Cleveland Fed President Beth Hammack made headlines by opposing the Federal Reserve’s recent decision to cut interest rates, emphasizing the economy’s resilience and persistent inflation risks.
What does this mean?
In a rare dissent, Hammack argued against lowering the federal funds rate from its range of 4.5% to 4.75%. She believes that with the economy showing robust growth and accommodative financial conditions, the current monetary policy is appropriately balanced. Her forecast sees inflation staying just above the Fed’s 2% target, influenced by a solid labor market. Despite her caution, the Fed lowered the rate by a quarter point to 4.25% – 4.5%, responding to broader economic strategies and expectations.
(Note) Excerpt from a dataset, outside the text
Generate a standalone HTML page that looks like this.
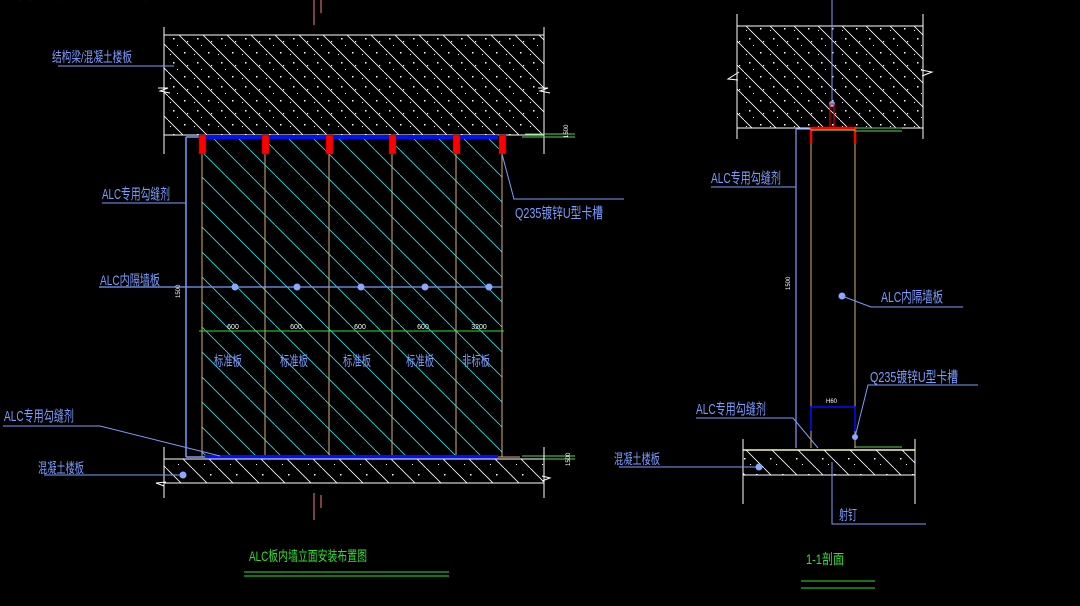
<!DOCTYPE html>
<html><head><meta charset="utf-8"><style>
html,body{margin:0;padding:0;background:#000;width:1080px;height:606px;overflow:hidden}
svg{display:block}
text{font-family:"Liberation Sans","Noto Sans CJK SC",sans-serif}
</style></head><body>
<svg width="1080" height="606" viewBox="0 0 1080 606" xmlns="http://www.w3.org/2000/svg">
<defs>
<pattern id="conc" patternUnits="userSpaceOnUse" width="24" height="24">
<line x1="0" y1="0" x2="24" y2="24" stroke="#fff" stroke-width="0.8"/>
<rect x="5" y="14" width="1.5" height="1.5" fill="#fff"/>
<rect x="16" y="4" width="1.5" height="1.5" fill="#fff"/>
<rect x="19" y="17" width="1.2" height="1.2" fill="#fff"/>
<rect x="9" y="21" width="1" height="1" fill="#fff"/>
<rect x="2" y="6" width="1" height="1" fill="#fff"/>
</pattern>
<pattern id="conc2" patternUnits="userSpaceOnUse" width="26" height="26" patternTransform="translate(10,0)">
<line x1="0" y1="0" x2="26" y2="26" stroke="#fff" stroke-width="0.8"/>
<rect x="6" y="16" width="1.5" height="1.5" fill="#fff"/>
<rect x="18" y="6" width="1.5" height="1.5" fill="#fff"/>
<rect x="12" y="22" width="1" height="1" fill="#fff"/>
</pattern>
<pattern id="cyan" patternUnits="userSpaceOnUse" width="25" height="25">
<line x1="0" y1="0" x2="25" y2="25" stroke="#2fe0e8" stroke-width="0.8"/>
</pattern>
</defs>

<text x="0" y="-1" fill="#e00" font-size="14">门 面   砌 块 内 墙 施 工 图</text>

<line x1="314" y1="0" x2="314" y2="25" stroke="#f08080" stroke-width="1"/>
<line x1="321" y1="0" x2="321" y2="13" stroke="#f08080" stroke-width="1"/>
<line x1="314" y1="493" x2="314" y2="520" stroke="#f08080" stroke-width="1"/>
<line x1="321" y1="495" x2="321" y2="508" stroke="#f08080" stroke-width="1"/>

<rect x="164" y="35" width="380" height="100" fill="url(#conc)" stroke="#fff" stroke-width="1"/>
<line x1="164" y1="27" x2="164" y2="154" stroke="#fff"/>
<line x1="544" y1="27" x2="544" y2="154" stroke="#fff"/>
<polyline points="158,88 168,88 160,91 170,93" stroke="#fff" fill="none"/>
<polyline points="538,88 548,88 540,91 550,93" stroke="#fff" fill="none"/>

<rect x="202" y="137" width="300" height="320" fill="url(#cyan)"/>
<g stroke="#d8b070" stroke-width="1">
<line x1="202" y1="154" x2="202" y2="457"/><line x1="265" y1="154" x2="265" y2="457"/>
<line x1="329" y1="154" x2="329" y2="457"/><line x1="392" y1="154" x2="392" y2="457"/>
<line x1="456" y1="154" x2="456" y2="457"/><line x1="502" y1="154" x2="502" y2="457"/>
</g>
<line x1="186" y1="137" x2="186" y2="457" stroke="#7a9cff" stroke-width="1.5"/>
<line x1="186" y1="137" x2="205" y2="137" stroke="#7a9cff" stroke-width="1.5"/>
<line x1="205" y1="137" x2="498" y2="137" stroke="#0010ff" stroke-width="4"/>
<g fill="#f00" stroke="#800" stroke-width="0.5">
<rect x="199" y="135" width="7" height="19"/><rect x="262" y="135" width="7" height="19"/>
<rect x="326" y="135" width="7" height="19"/><rect x="389" y="135" width="7" height="19"/>
<rect x="453" y="135" width="7" height="19"/><rect x="499" y="135" width="7" height="19"/>
</g>
<line x1="522" y1="137" x2="575" y2="137" stroke="#60d060"/>
<line x1="525" y1="134" x2="575" y2="134" stroke="#60d060"/>
<text x="568" y="138" fill="#fff" font-size="6" transform="rotate(-90 568 138)">1500</text>

<line x1="99" y1="287" x2="502" y2="287" stroke="#7a9cff" stroke-width="1.2"/>
<g fill="#8aa8ff"><circle cx="235" cy="287" r="3.5"/><circle cx="297" cy="287" r="3.5"/><circle cx="361" cy="287" r="3.5"/><circle cx="425" cy="287" r="3.5"/><circle cx="489" cy="287" r="3.5"/></g>
<text x="100" y="285" fill="#7a9cff" font-size="14" textLength="60" lengthAdjust="spacingAndGlyphs">ALC内隔墙板</text>
<text x="180" y="298" fill="#fff" font-size="6" transform="rotate(-90 180 298)">1500</text>

<line x1="199" y1="331" x2="504" y2="331" stroke="#30e030" stroke-width="1"/>
<g fill="#fff" font-size="7" text-anchor="middle">
<text x="233" y="329">600</text><text x="296" y="329">600</text><text x="360" y="329">600</text><text x="423" y="329">600</text><text x="479" y="329">3200</text></g>
<g fill="#7a9cff" font-size="14" text-anchor="middle">
<text x="228" y="366" textLength="28" lengthAdjust="spacingAndGlyphs">标准板</text>
<text x="294" y="366" textLength="28" lengthAdjust="spacingAndGlyphs">标准板</text>
<text x="357" y="366" textLength="28" lengthAdjust="spacingAndGlyphs">标准板</text>
<text x="420" y="366" textLength="28" lengthAdjust="spacingAndGlyphs">标准板</text>
<text x="476" y="366" textLength="28" lengthAdjust="spacingAndGlyphs">非标板</text></g>

<line x1="186" y1="457" x2="205" y2="457" stroke="#7a9cff" stroke-width="1.5"/>
<line x1="205" y1="457" x2="498" y2="457" stroke="#0010ff" stroke-width="4"/>
<line x1="498" y1="457" x2="520" y2="457" stroke="#d8b070"/>
<line x1="522" y1="456" x2="575" y2="456" stroke="#60d060"/>
<line x1="522" y1="459" x2="575" y2="459" stroke="#60d060"/>
<text x="570" y="466" fill="#fff" font-size="6" transform="rotate(-90 570 466)">1500</text>
<rect x="164" y="459" width="380" height="24" fill="url(#conc2)" stroke="#fff"/>
<line x1="164" y1="447" x2="164" y2="498" stroke="#fff"/>
<line x1="544" y1="447" x2="544" y2="498" stroke="#fff"/>
<polyline points="166,482 156,483 164,486" stroke="#fff" fill="none"/>
<polyline points="542,476 550,478 542,481" stroke="#fff" fill="none"/>

<text x="52" y="62" fill="#7a9cff" font-size="14" textLength="80" lengthAdjust="spacingAndGlyphs">结构梁/混凝土楼板</text>
<line x1="58" y1="66" x2="174" y2="66" stroke="#7a9cff"/>
<text x="102" y="199" fill="#7a9cff" font-size="15" textLength="68" lengthAdjust="spacingAndGlyphs">ALC专用勾缝剂</text>
<polyline points="102,203 186,203 186,200" stroke="#7a9cff" fill="none"/>
<text x="515" y="218" fill="#7a9cff" font-size="15" textLength="88" lengthAdjust="spacingAndGlyphs">Q235镀锌U型卡槽</text>
<polyline points="502,154 514,199 624,199" stroke="#7a9cff" fill="none"/>
<text x="4" y="421" fill="#7a9cff" font-size="15" textLength="70" lengthAdjust="spacingAndGlyphs">ALC专用勾缝剂</text>
<polyline points="3,426 100,426 220,456" stroke="#7a9cff" fill="none"/>
<text x="38" y="473" fill="#7a9cff" font-size="14" textLength="46" lengthAdjust="spacingAndGlyphs">混凝土楼板</text>
<line x1="44" y1="475" x2="183" y2="475" stroke="#7a9cff"/>
<circle cx="183" cy="475" r="3.5" fill="#8aa8ff"/>

<text x="249" y="561" fill="#30e030" font-size="14" textLength="118" lengthAdjust="spacingAndGlyphs">ALC板内墙立面安装布置图</text>
<line x1="244" y1="572" x2="449" y2="572" stroke="#30e030"/>
<line x1="244" y1="576" x2="449" y2="576" stroke="#30e030"/>

<rect x="737" y="26" width="186" height="102" fill="url(#conc)" stroke="#fff"/>
<line x1="737" y1="14" x2="737" y2="139" stroke="#fff"/>
<line x1="923" y1="14" x2="923" y2="139" stroke="#fff"/>
<polyline points="739,72 728,79 738,80" stroke="#fff" fill="none"/>
<polyline points="921,70 932,72 922,76" stroke="#fff" fill="none"/>
<line x1="832" y1="0" x2="832" y2="104" stroke="#7a9cff"/>
<circle cx="832" cy="104" r="3" fill="#8aa8ff"/>
<rect x="830" y="104" width="4" height="24" fill="none" stroke="#f00" stroke-width="1"/>
<polyline points="811,144 811,128 855,128 855,144" stroke="#f00" stroke-width="2.5" fill="none"/>
<line x1="811" y1="130" x2="855" y2="130" stroke="#ee0" stroke-width="1"/>
<line x1="855" y1="128" x2="902" y2="128" stroke="#60d060"/>
<line x1="855" y1="131" x2="902" y2="131" stroke="#60d060"/>
<line x1="811" y1="144" x2="811" y2="448" stroke="#d8b070"/>
<line x1="855" y1="144" x2="855" y2="448" stroke="#d8b070"/>
<line x1="796" y1="129" x2="796" y2="448" stroke="#7a9cff" stroke-width="1.2"/>
<line x1="796" y1="129" x2="811" y2="129" stroke="#7a9cff" stroke-width="1.2"/>
<text x="790" y="290" fill="#fff" font-size="6" transform="rotate(-90 790 290)">1500</text>
<text x="711" y="183" fill="#7a9cff" font-size="15" textLength="70" lengthAdjust="spacingAndGlyphs">ALC专用勾缝剂</text>
<polyline points="711,187 796,187" stroke="#7a9cff" fill="none"/>
<circle cx="842" cy="296" r="3.5" fill="#8aa8ff"/>
<polyline points="842,296 871,307 963,307" stroke="#7a9cff" fill="none"/>
<text x="881" y="302" fill="#7a9cff" font-size="15" textLength="62" lengthAdjust="spacingAndGlyphs">ALC内隔墙板</text>
<text x="870" y="382" fill="#7a9cff" font-size="15" textLength="88" lengthAdjust="spacingAndGlyphs">Q235镀锌U型卡槽</text>
<polyline points="855,437 868,385 978,385" stroke="#7a9cff" fill="none"/>
<circle cx="855" cy="437" r="3" fill="#8aa8ff"/>
<polyline points="811,431 811,407 855,407 855,431" stroke="#0010ff" stroke-width="1.5" fill="none"/>
<text x="826" y="403" fill="#fff" font-size="6">H60</text>
<text x="696" y="414" fill="#7a9cff" font-size="15" textLength="70" lengthAdjust="spacingAndGlyphs">ALC专用勾缝剂</text>
<polyline points="696,418 793,418 818,448" stroke="#7a9cff" fill="none"/>
<line x1="743" y1="450" x2="915" y2="450" stroke="#ee0" stroke-width="1.5"/>
<line x1="855" y1="447" x2="902" y2="447" stroke="#60d060"/>
<rect x="743" y="450" width="172" height="25" fill="url(#conc2)" stroke="#fff"/>
<line x1="743" y1="439" x2="743" y2="504" stroke="#fff"/>
<line x1="915" y1="439" x2="915" y2="504" stroke="#fff"/>
<text x="614" y="464" fill="#7a9cff" font-size="14" textLength="46" lengthAdjust="spacingAndGlyphs">混凝土楼板</text>
<line x1="619" y1="467" x2="759" y2="467" stroke="#7a9cff"/>
<circle cx="759" cy="467" r="3.5" fill="#8aa8ff"/>
<polyline points="832,462 832,524 926,524" stroke="#7a9cff" fill="none"/>
<text x="839" y="520" fill="#7a9cff" font-size="14" textLength="18" lengthAdjust="spacingAndGlyphs">射钉</text>
<text x="806" y="564" fill="#30e030" font-size="14" textLength="38" lengthAdjust="spacingAndGlyphs">1-1剖面</text>
<line x1="801" y1="581" x2="875" y2="581" stroke="#30e030"/>
<line x1="801" y1="588" x2="875" y2="588" stroke="#30e030"/>
</svg>
</body></html>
Hammack’s stance reflects her financial expertise and hints at potential divergences in future policy debates if inflation exceeds these projections.
Why should I care?
For markets: Diverging paths hint at volatility.
Hammack’s dissent suggests possible market fluctuations ahead, as financial conditions could tighten if inflation remains high. Investors might need to brace for more rigid policies if her concerns gain traction, impacting sectors dependent on cheaper capital.
The bigger picture: Balancing act of economic forces.
The Fed’s mixed signals with fewer rate cuts planned next year reflect a cautious approach against rising inflation expectations. This indicates a complex global economic landscape, where maintaining growth and controlling inflation requires delicate adjustments in monetary policy.